Another note: I decided to emphasize the percent of students reporting on their employment status at each school, and I came to believe you should look at this figure too, after talking extensively to the head of a non-profit watchdog group, Law School Transparency, who helped me see that the number of students reporting back to their schools is very important. If only half report on their status, the other half could be unemployed. Usually this only applies to lower-tiered schools. Most law schools list this number on their employment statistics page, but don’t hesitate to call the school and ask, if you don’t find the number there.

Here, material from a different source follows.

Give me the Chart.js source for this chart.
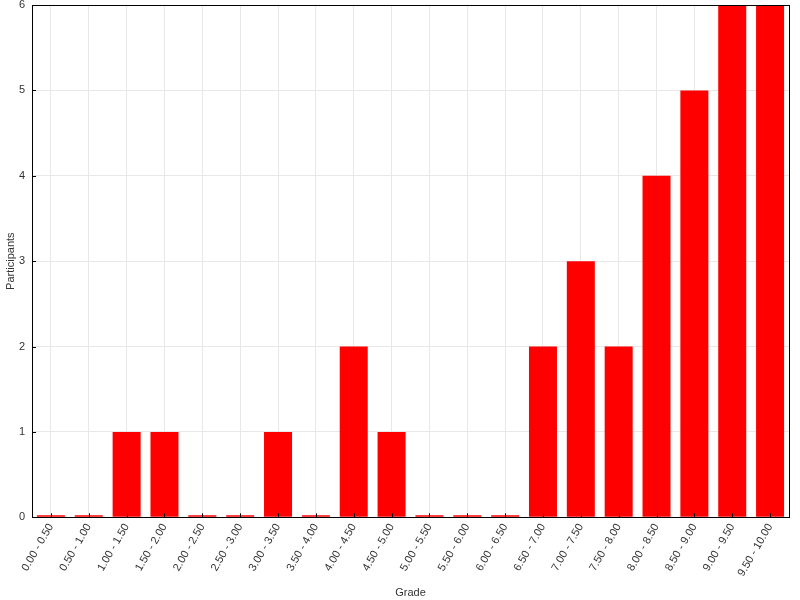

Finally, why is Yale missing from the list? According to Princeton Review, it’s the toughest law school to get into in the country. But if you look at the employment statistics on Yale's site, you'll see that its grads earn a median starting salary of just $72,000. That’s because so many of its graduates take jobs as low-paying judicial clerks. Of the 230 students in the class of 2014, 64 took jobs as judicial clerks. Federal court clerks make as little as $51,000. Supreme Court clerks earn $76,000. Also 24 grads took public interest jobs, which also pay much less than private firms.

The employment picture for law school graduates has slightly improved in the last year, but it’s still not great. Ten months after graduation, 71% of the class of 2014 had landed long-term full-time jobs where bar passage was required or preferred, according to figures released by the American Bar Association in April. That’s slightly up from the 67% who’d found law jobs over the same period in 2013. Still, nearly a tenth of 2014 graduates were unemployed and looking for work and many were in short-term part-time jobs.

You’ll likely be in good shape if you graduate from a school in Princeton Preview’s top tier, but you should think more carefully about the high costs and tough job market you’ll face if you go to a school with poor employment numbers.